I sat on the desk right next to the piano and stared at my cupped hands for a long time, feeling the childish shame of saying too much.

When I finished, I finally looked up. The girl had covered her face. For a moment, I thought I saw something shining on her cheek. Was she crying?

But before I could get a better look, she immediately rubbed her face and looked straight at me. Her eyes seemed to be a little red, but in the end I could not tell if she had actually shed tears or not.

“You’re… strange. Feeling pain from blank space is the weirdest, your sensibilities are also bizarre. Who describes cherry blossoms as flames?”

When she called me strange, I felt my body heating up. I was at an age when being different from the norm was embarrassing at that time.

“But I understand,” upon my reaction, the girl quickly added, “My mom said that when expressing a passionate flower—a bright red rose or a bougainvillea, for example–on the piano, play it with a blaze. So what I was saying is that you have a keener sense than most.

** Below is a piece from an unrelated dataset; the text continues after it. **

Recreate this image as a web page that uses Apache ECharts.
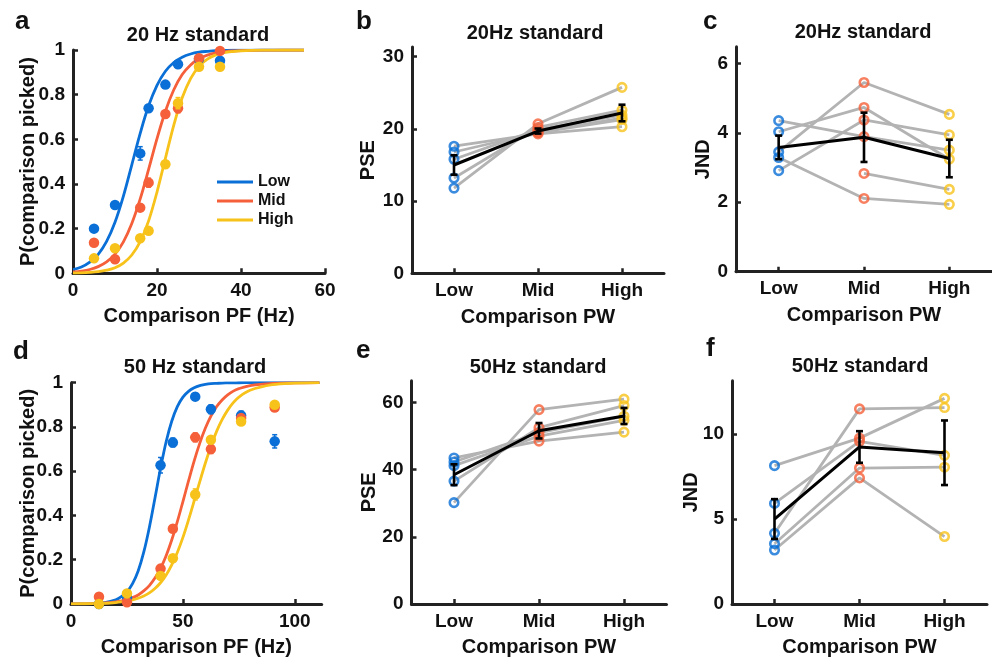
<!DOCTYPE html>
<html><head><meta charset="utf-8">
<script src="https://cdn.jsdelivr.net/npm/echarts@6/dist/echarts.min.js"></script>
<style>html,body{margin:0;padding:0;background:#fff}#c{width:992px;height:658px}</style>
</head><body><div id="c"></div>
<script>
// ---------- DATA ----------
const levels = ['Low', 'Mid', 'High'];

// panel a: 20 Hz standard psychometric data
const cmp20 = [5, 10, 16, 18, 22, 25, 30, 35];
const p20Low  = [0.200, 0.306, 0.537, 0.739, 0.845, 0.936, 0.960, 0.952];
const p20Mid  = [0.137, 0.063, 0.294, 0.406, 0.713, 0.739, 0.963, 0.996];
const p20High = [0.067, 0.112, 0.157, 0.190, 0.488, 0.762, 0.925, 0.925];
const e20Low  = [0.012, 0.012, 0.030, 0.015, 0.012, 0.010, 0.010, 0.015];
const e20Mid  = [0.010, 0.010, 0.015, 0.020, 0.015, 0.020, 0.010, 0.005];
const e20High = [0.010, 0.010, 0.010, 0.010, 0.010, 0.025, 0.010, 0.010];
// fitted curves
const fitX20    = [0, 2, 4, 6, 8, 10, 12, 14, 16, 18, 20, 22, 24, 26, 28, 30, 32, 34, 36, 38, 40, 45, 50, 55];
const fit20Low  = [0.016, 0.028, 0.050, 0.085, 0.143, 0.229, 0.346, 0.486, 0.627, 0.750, 0.842, 0.905, 0.944, 0.968, 0.982, 0.990, 0.994, 0.997, 0.998, 0.999, 0.999, 1, 1, 1];
const fit20Mid  = [0.006, 0.010, 0.017, 0.030, 0.051, 0.086, 0.141, 0.223, 0.333, 0.465, 0.603, 0.726, 0.822, 0.890, 0.933, 0.961, 0.977, 0.987, 0.992, 0.9956, 0.9975, 0.9994, 1, 1];
const fit20High = [0.001, 0.002, 0.004, 0.0074, 0.014, 0.025, 0.046, 0.082, 0.142, 0.235, 0.364, 0.515, 0.664, 0.786, 0.872, 0.927, 0.959, 0.978, 0.988, 0.993, 0.996, 0.9992, 1, 1];

// panel d: 50 Hz standard psychometric data
const cmp50 = [12.5, 25, 40, 45.5, 55.5, 62.5, 76, 91];
const p50Low  = [0.000, 0.030, 0.627, 0.730, 0.937, 0.880, 0.852, 0.735];
const p50Mid  = [0.033, 0.008, 0.160, 0.340, 0.753, 0.700, 0.840, 0.888];
const p50High = [0.000, 0.048, 0.127, 0.207, 0.495, 0.742, 0.825, 0.900];
const e50Low  = [0.005, 0.010, 0.035, 0.020, 0.015, 0.020, 0.020, 0.030];
const e50Mid  = [0.010, 0.005, 0.010, 0.015, 0.020, 0.020, 0.010, 0.015];
const e50High = [0.005, 0.010, 0.010, 0.015, 0.025, 0.015, 0.010, 0.010];
const fitX50    = [0, 10, 15, 20, 22.5, 25, 27.5, 30, 32.5, 35, 37.5, 40, 42.5, 45, 47.5, 50, 52.5, 55, 57.5, 60, 62.5, 65, 67.5, 70, 72.5, 75, 80, 90, 100, 111];
const fit50Low  = [0.0002, 0.002, 0.0064, 0.019, 0.033, 0.055, 0.092, 0.149, 0.234, 0.346, 0.478, 0.613, 0.733, 0.826, 0.892, 0.935, 0.961, 0.977, 0.987, 0.992, 0.9955, 0.997, 0.9985, 0.999, 0.9995, 0.9997, 1, 1, 1, 1];
const fit50Mid  = [0.0005, 0.002, 0.0045, 0.0095, 0.0137, 0.020, 0.0287, 0.041, 0.059, 0.083, 0.117, 0.161, 0.218, 0.289, 0.372, 0.463, 0.556, 0.646, 0.726, 0.794, 0.849, 0.891, 0.922, 0.945, 0.962, 0.973, 0.987, 0.997, 0.999, 1];
const fit50High = [0.0004, 0.0016, 0.0032, 0.0064, 0.0091, 0.013, 0.018, 0.026, 0.036, 0.050, 0.070, 0.096, 0.131, 0.177, 0.233, 0.301, 0.380, 0.465, 0.552, 0.636, 0.713, 0.779, 0.833, 0.876, 0.910, 0.935, 0.966, 0.991, 0.998, 1];

// per-subject values [Low, Mid, High]
const pse20 = [
  [17.6, 19.3, 20.3],
  [16.8, 19.5, 21.3],
  [15.8, 19.9, 21.9],
  [13.2, 20.2, 22.6],
  [11.8, 20.7, 25.75],
  [null, 19.6, 21.5]
];
const jnd20 = [
  [4.35, 3.89, 3.50],
  [4.03, 4.73, 3.24],
  [3.45, 5.45, 4.53],
  [3.29, 2.11, 1.94],
  [2.91, 4.37, 3.94],
  [null, 2.83, 2.37]
];
const pse50 = [
  [43.5, 48.5, 51.2],
  [41.2, 50.0, 54.7],
  [42.3, 51.0, 55.9],
  [36.6, 52.5, 59.1],
  [30.2, 57.9, 61.0]
];
const jnd50 = [
  [8.14, 9.76, 12.10],
  [5.92, 9.57, 8.75],
  [4.16, 11.48, 11.56],
  [3.55, 8.00, 8.05],
  [3.18, 7.42, 3.97]
];
// group mean and SEM
const pse20Mean = [15.0, 19.7, 22.2], pse20Sem = [1.35, 0.35, 1.15];
const jnd20Mean = [3.58, 3.87, 3.26], jnd20Sem = [0.34, 0.71, 0.54];
const pse50Mean = [38.5, 51.6, 56.0], pse50Sem = [3.1, 2.3, 2.4];
const jnd50Mean = [5.0, 9.24, 8.9],   jnd50Sem = [1.17, 0.93, 1.9];

// ticks
const ticksP = [0, 0.2, 0.4, 0.6, 0.8, 1];
const ticksA = [0, 20, 40, 60], ticksD = [0, 50, 100];
const ticksPse20 = [0, 10, 20, 30], ticksJnd20 = [0, 2, 4, 6];
const ticksPse50 = [0, 20, 40, 60], ticksJnd50 = [0, 5, 10];

// ---------- STYLE ----------
const FONT = '"Liberation Sans", Arial, Helvetica, sans-serif';
const AX = '#222', TXT = '#111';
const COLORS = ['#0a6fd6', '#f5603a', '#f7c21a'];
const GRAY = '#b3b3b3';

const chart = echarts.init(document.getElementById('c'), null, {renderer: 'canvas'});

function errRender(color, cap, lw) {
  return function (params, api) {
    const x = api.value(0), y = api.value(1), e = api.value(2);
    const t = api.coord([x, y + e]), b = api.coord([x, y - e]);
    const h = cap / 2;
    const st = {stroke: color, lineWidth: lw};
    return {type: 'group', children: [
      {type: 'line', shape: {x1: t[0], y1: t[1], x2: b[0], y2: b[1]}, style: st},
      {type: 'line', shape: {x1: t[0] - h, y1: t[1], x2: t[0] + h, y2: t[1]}, style: st},
      {type: 'line', shape: {x1: b[0] - h, y1: b[1], x2: b[0] + h, y2: b[1]}, style: st}
    ]};
  };
}

function axis(gi, type, o) {
  const a = {
    gridIndex: gi, type: type,
    axisLine: {show: true, onZero: false, lineStyle: {color: AX, width: 3}},
    axisTick: {show: true, inside: true, length: 5, lineStyle: {color: AX, width: 2.5}},
    axisLabel: {color: TXT, fontFamily: FONT, fontWeight: 'bold', fontSize: 19, margin: 8},
    splitLine: {show: false},
    nameLocation: 'middle',
    nameMoveOverlap: false,
    nameTextStyle: {color: TXT, fontFamily: FONT, fontWeight: 'bold', fontSize: 20},
    name: o.name, nameGap: o.nameGap
  };
  if (type === 'category') {
    a.data = levels; a.boundaryGap = true;
    a.axisTick.alignWithLabel = true;
    a.axisTick.interval = 0;
  } else {
    a.min = o.min; a.max = o.max;
    a.axisTick.customValues = o.ticks;
    a.axisLabel.customValues = o.ticks;
  }
  return a;
}

const grids = [
  {left: 73, top: 50, width: 252, height: 223.3},
  {left: 412, top: 47, width: 252, height: 226.3},
  {left: 736, top: 46.7, width: 264, height: 225},
  {left: 71, top: 382.7, width: 250.7, height: 222.3},
  {left: 411.5, top: 380.7, width: 255, height: 224.3},
  {left: 732, top: 380.7, width: 255, height: 224.3}
];

const xAxes = [
  axis(0, 'value', {min: 0, max: 60, ticks: ticksA, name: 'Comparison PF (Hz)', nameGap: 33}),
  axis(1, 'category', {name: 'Comparison PW', nameGap: 34}),
  axis(2, 'category', {name: 'Comparison PW', nameGap: 34}),
  axis(3, 'value', {min: 0, max: 112, ticks: ticksD, name: 'Comparison PF (Hz)', nameGap: 33}),
  axis(4, 'category', {name: 'Comparison PW', nameGap: 33}),
  axis(5, 'category', {name: 'Comparison PW', nameGap: 33})
];
const yAxes = [
  axis(0, 'value', {min: 0, max: 1, ticks: ticksP, name: 'P(comparison picked)', nameGap: 35}),
  axis(1, 'value', {min: 0, max: 31.34, ticks: ticksPse20, name: 'PSE', nameGap: 34}),
  axis(2, 'value', {min: 0, max: 6.48, ticks: ticksJnd20, name: 'JND', nameGap: 23}),
  axis(3, 'value', {min: 0, max: 1, ticks: ticksP, name: 'P(comparison picked)', nameGap: 33}),
  axis(4, 'value', {min: 0, max: 66.5, ticks: ticksPse50, name: 'PSE', nameGap: 32}),
  axis(5, 'value', {min: 0, max: 13.14, ticks: ticksJnd50, name: 'JND', nameGap: 31})
];

const series = [];

function psychPanel(gi, cmp, pts, errs, fitX, fits, names) {
  fits.forEach((f, k) => {
    series.push({
      type: 'line', name: names[k], xAxisIndex: gi, yAxisIndex: gi,
      data: fitX.map((x, i) => [x, f[i]]), smooth: 0.35,
      showSymbol: false, symbol: 'none', lineStyle: {color: COLORS[k], width: 2.8},
      itemStyle: {color: COLORS[k]}, z: 2, silent: true
    });
  });
  pts.forEach((p, k) => {
    series.push({
      type: 'custom', xAxisIndex: gi, yAxisIndex: gi, z: 3 + k, silent: true,
      renderItem: errRender(COLORS[k], 5, 1.5),
      data: cmp.map((x, i) => [x, p[i], errs[k][i]])
    });
    series.push({
      type: 'scatter', xAxisIndex: gi, yAxisIndex: gi, z: 3 + k, silent: true,
      symbol: 'circle', symbolSize: 10.5,
      itemStyle: {color: COLORS[k], opacity: 1},
      data: cmp.map((x, i) => [x, p[i]])
    });
  });
}

function subjPanel(gi, subj, mean, sem) {
  subj.forEach(s => {
    series.push({
      type: 'line', xAxisIndex: gi, yAxisIndex: gi, data: s.slice(), connectNulls: false,
      symbol: 'none', lineStyle: {color: GRAY, width: 2.8}, z: 2, silent: true
    });
  });
  levels.forEach((lv, j) => {
    series.push({
      type: 'scatter', xAxisIndex: gi, yAxisIndex: gi, z: 3, silent: true,
      symbol: 'circle', symbolSize: 8.5,
      itemStyle: {color: 'rgba(255,255,255,0)', borderColor: COLORS[j], borderWidth: 2.6},
      data: subj.filter(s => s[j] !== null).map(s => [j, s[j]])
    });
  });
  series.push({
    type: 'line', xAxisIndex: gi, yAxisIndex: gi, data: mean.slice(),
    symbol: 'none', lineStyle: {color: '#000', width: 3}, z: 5, silent: true
  });
  series.push({
    type: 'custom', xAxisIndex: gi, yAxisIndex: gi, z: 6, silent: true,
    renderItem: errRender('#000', 7, 2.6),
    data: mean.map((m, j) => [j, m, sem[j]])
  });
}

psychPanel(0, cmp20, [p20Low, p20Mid, p20High], [e20Low, e20Mid, e20High], fitX20,
  [fit20Low, fit20Mid, fit20High], levels);
subjPanel(1, pse20, pse20Mean, pse20Sem);
subjPanel(2, jnd20, jnd20Mean, jnd20Sem);
psychPanel(3, cmp50, [p50Low, p50Mid, p50High], [e50Low, e50Mid, e50High], fitX50,
  [fit50Low, fit50Mid, fit50High], ['Low 50', 'Mid 50', 'High 50']);
subjPanel(4, pse50, pse50Mean, pse50Sem);
subjPanel(5, jnd50, jnd50Mean, jnd50Sem);

function txt(x, y, s, size, align) {
  return {type: 'text', x: x, y: y, silent: true, style: {
    text: s, fill: TXT, font: 'bold ' + size + 'px ' + FONT,
    textAlign: align || 'center', textVerticalAlign: 'middle'}};
}

chart.setOption({
  animation: false,
  backgroundColor: '#fff',
  grid: grids,
  xAxis: xAxes,
  yAxis: yAxes,
  legend: {
    data: levels.map(n => ({name: n, icon: 'rect'})),
    orient: 'vertical', left: 217, top: 174, padding: 0,
    itemWidth: 36, itemHeight: 3, itemGap: 3, selectedMode: false,
    textStyle: {color: TXT, fontFamily: FONT, fontWeight: 'bold', fontSize: 16, lineHeight: 16}
  },
  graphic: [
    txt(15, 22, 'a', 26, 'left'),
    txt(356, 22, 'b', 26, 'left'),
    txt(703, 22, 'c', 26, 'left'),
    txt(13, 352, 'd', 26, 'left'),
    txt(356, 351, 'e', 26, 'left'),
    txt(706, 349, 'f', 26, 'left'),
    txt(198, 35.7, '20 Hz standard', 20),
    txt(535, 33.7, '20Hz standard', 20),
    txt(863, 32.3, '20Hz standard', 20),
    txt(195, 367, '50 Hz standard', 20),
    txt(538, 367, '50Hz standard', 20),
    txt(860, 366.3, '50Hz standard', 20)
  ],
  series: series
});
</script></body></html>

Like how I have the perfect pitch”

[TN: Perfect pitch, is a rare ability of a person to identify or re-create a given musical note without the benefit of a reference tone]

“You have the perfect pitch?”

I got up and went to the guitars on the opposite side of the wall and played the few notes I knew.

“Do you know what this note is?”

The girl smiled.

“A ‘la’. Maybe a little bit closer to ‘sol♯’. Hmm, my senses are usually a little fuzzy around the ‘la’”

“Wow, that’s impressive enough!”

“So, what do you think of my performance?”

“Very good,” I answered immediately.

“No, I want it in your weird description. So, what do you think?”

I sat back for a while. Her eyes were so captivating that it took longer than necessary.

“The pain went away from me. Each note was so beautiful and seemed to be in its proper place. It was as if it was destined to happen from the beginning… what’s the word?”

“Fate?” she prompted.

“That. it was as if fate was ringing in my ears.”

“As if fate was ringing in your ears…” She looked surprised, like when something rolled to her feet in darkness, and she was probing to find out what it was.

Suddenly, like a flower blooming, the girl smiled.

Then, a little embarrassed at the late introduction, “I’m Yuzuki Igarashi. ‘Yu’ from swaying, and ‘Zuki’ from moon; wavering moon. You?”

[TN: For those wondering what that means, check out this Quora]

“Saegusa Yakumo. Eight’s ‘Ya’ and clouds for ‘Kumo’… What’s the song you played?”

“Frédéric Chopin, ‘Farewell’”

That was my first encounter with Yuzuki.